Humour with purpose is a beautiful thing. Because it reminds us that power in all its forms, shiboleths, hysterical and aggressive assertions, trumpeting identity and righteous untouchables are all fodder for the excoriating blade of wit and humour.
Humour is the raw blunt edge of humanity. And like all evolved practices behaviours and traits, it exists for a reason. As I have said. Humour is a Human Technology.
As Sy Benson, the erstwhile Head Comedy Writer character in the film My Favourite Year promounced:
“You don’t cut ‘funny.’”
He also pronounced on the morality of a philandering Actor’s right to appear on a family show:
“We’re discussing morals. We’re talking generations to come here.”
To which Alice, another writer, responds:
“you’re not qualified to discuss morals, Sy”
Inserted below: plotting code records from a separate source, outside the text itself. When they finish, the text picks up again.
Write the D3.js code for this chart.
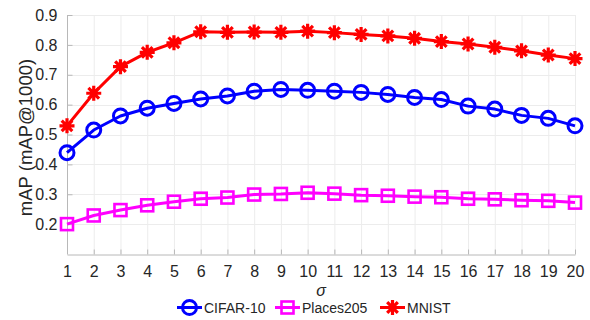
<!DOCTYPE html>
<html>
<head>
<meta charset="utf-8">
<script src="https://cdn.jsdelivr.net/npm/d3@7"></script>
<style>
  html, body { margin: 0; padding: 0; background: #fff; }
  svg text { font-family: "Liberation Sans", Arial, sans-serif; fill: #262626; }
</style>
</head>
<body>
<svg id="chart" width="590" height="320"></svg>
<script>
// sigma values on the x axis
const sigma = d3.range(1, 21);
// mAP@1000 for each dataset, one value per sigma
const cifar10 = [0.439, 0.515, 0.562, 0.588, 0.604, 0.619, 0.629, 0.645, 0.651, 0.648,
                 0.645, 0.641, 0.634, 0.624, 0.617, 0.595, 0.585, 0.564, 0.554, 0.529];
const places205 = [0.200, 0.229, 0.247, 0.263, 0.275, 0.285, 0.289, 0.299, 0.301, 0.305,
                   0.302, 0.297, 0.295, 0.292, 0.290, 0.285, 0.283, 0.280, 0.278, 0.272];
const mnist = [0.529, 0.638, 0.727, 0.775, 0.807, 0.844, 0.842, 0.843, 0.842, 0.846,
               0.841, 0.835, 0.830, 0.822, 0.811, 0.803, 0.792, 0.780, 0.766, 0.754];
const yTicks = [0.2, 0.3, 0.4, 0.5, 0.6, 0.7, 0.8, 0.9];
const seriesNames = ["CIFAR-10", "Places205", "MNIST"];

const svg = d3.select("#chart");
const plotLeft = 67, plotRight = 575, plotTop = 15, plotBottom = 254;

const x = d3.scaleLinear().domain([1, 20]).range([plotLeft, plotRight]);
const y = d3.scaleLinear().domain([0.1, 0.9]).range([plotBottom, plotTop]);

// grid
const grid = svg.append("g").attr("stroke", "#ececec").attr("stroke-width", 1);
grid.selectAll(".gx").data(sigma.slice(1)).join("line")
  .attr("x1", d => x(d) + 0.5).attr("x2", d => x(d) + 0.5)
  .attr("y1", plotTop).attr("y2", plotBottom);
grid.selectAll(".gy").data(yTicks).join("line")
  .attr("x1", plotLeft).attr("x2", plotRight)
  .attr("y1", d => Math.round(y(d)) + 0.5).attr("y2", d => Math.round(y(d)) + 0.5);

// axes
const xAxis = d3.axisBottom(x).tickValues(sigma).tickFormat(d3.format("d"))
  .tickSizeInner(-5).tickSizeOuter(0).tickPadding(11);
const gx = svg.append("g").attr("transform", `translate(0,${plotBottom + 0.5})`).call(xAxis);
const yAxis = d3.axisLeft(y).tickValues(yTicks).tickFormat(d3.format(".1f"))
  .tickSizeInner(-5).tickSizeOuter(0).tickPadding(10);
const gy = svg.append("g").attr("transform", `translate(${plotLeft + 0.5},0)`).call(yAxis);
[gx, gy].forEach(g => {
  g.select(".domain").attr("stroke", "#b8b8b8").attr("stroke-width", 1);
  g.selectAll(".tick line").attr("stroke", "#b8b8b8");
  g.selectAll(".tick text").attr("font-size", 16).attr("fill", "#262626")
    .attr("font-family", "Liberation Sans, Arial, sans-serif");
});
gy.select(".domain").attr("d", `M0,${plotTop}V${plotBottom}`);

// axis titles
svg.append("text").attr("transform", `translate(32,${(plotTop + plotBottom) / 2 + 3}) rotate(-90)`)
  .attr("text-anchor", "middle").attr("font-size", 18.5).text("mAP (mAP@1000)");
svg.append("text").attr("x", (plotLeft + plotRight) / 2).attr("y", 295.5)
  .attr("text-anchor", "middle").attr("font-size", 16).attr("font-style", "italic")
  .attr("font-family", "Liberation Serif, serif").text("σ");

// marker drawers
function circleMarker(g, color) {
  g.append("circle").attr("r", 7).attr("fill", "none").attr("stroke", color).attr("stroke-width", 3);
}
function squareMarker(g, color) {
  g.append("rect").attr("x", -6).attr("y", -6).attr("width", 12).attr("height", 12)
    .attr("fill", "none").attr("stroke", color).attr("stroke-width", 2.6);
}
function starMarker(g, color) {
  const r = 7.5;
  const d = [0, 45, 90, 135].map(a => {
    const t = a * Math.PI / 180, dx = r * Math.cos(t), dy = r * Math.sin(t);
    return `M${-dx},${-dy}L${dx},${dy}`;
  }).join("");
  g.append("path").attr("d", d).attr("stroke", color).attr("stroke-width", 3.2).attr("fill", "none");
}

const series = [
  { name: seriesNames[0], values: cifar10, color: "#0000ff", marker: circleMarker },
  { name: seriesNames[1], values: places205, color: "#ff00ff", marker: squareMarker },
  { name: seriesNames[2], values: mnist, color: "#ff0000", marker: starMarker }
];

const line = d3.line().x((d, i) => x(sigma[i])).y(d => y(d));

series.forEach(s => {
  svg.append("path").datum(s.values).attr("d", line)
    .attr("fill", "none").attr("stroke", s.color).attr("stroke-width", 3)
    .attr("stroke-linejoin", "round");
  s.values.forEach((v, i) => {
    const g = svg.append("g").attr("transform", `translate(${x(sigma[i])},${y(v)})`);
    s.marker(g, s.color);
  });
});

// legend
const legendX = [177, 275, 380];
series.forEach((s, i) => {
  const lg = svg.append("g").attr("transform", `translate(${legendX[i]},307.5)`);
  lg.append("line").attr("x1", 0).attr("x2", 25).attr("y1", 0).attr("y2", 0)
    .attr("stroke", s.color).attr("stroke-width", 3);
  const m = lg.append("g").attr("transform", "translate(12.5,0)");
  s.marker(m, s.color);
  lg.append("text").attr("x", 27).attr("y", 5).attr("font-size", 14).text(s.name);
});
</script>
</body>
</html>
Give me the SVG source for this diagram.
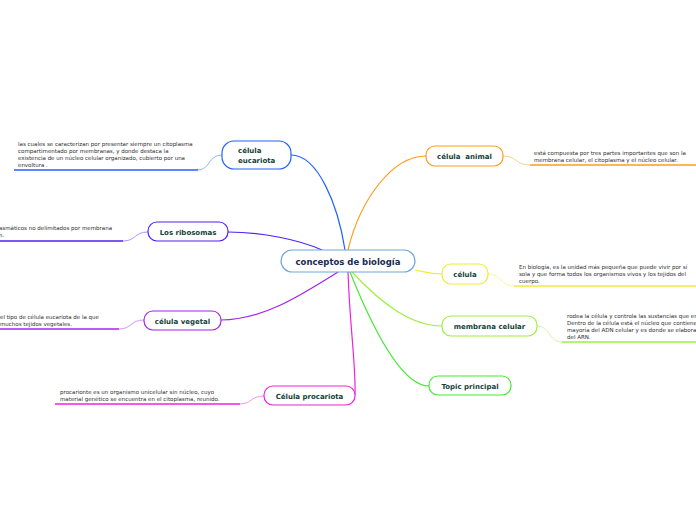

to which Sy intelligently replies
“Up yours with a Mello Roll, Alice!”
Now what are we to do with this? Accuse him of misogynistic and aggressive use of language and making threats with a pastry, and have him arrested? Undertake a thorough investigation to define which ‘hole’ he is referring to, to define whether this is indeed gender specific abuse or a more universal aggressive attack? Shame him on twitter in the absence of context? Send him home with a pat on the head saying time to hang up your comedy typewriter? Or accept that humour like humanity has rough and imperfect edges, points of discomfort and areas of uncertainty, and having accepted that just apply a little wit and wisdom in the judging of it.
Anyone one for a Non Vegan, Camp Comedy Night Out?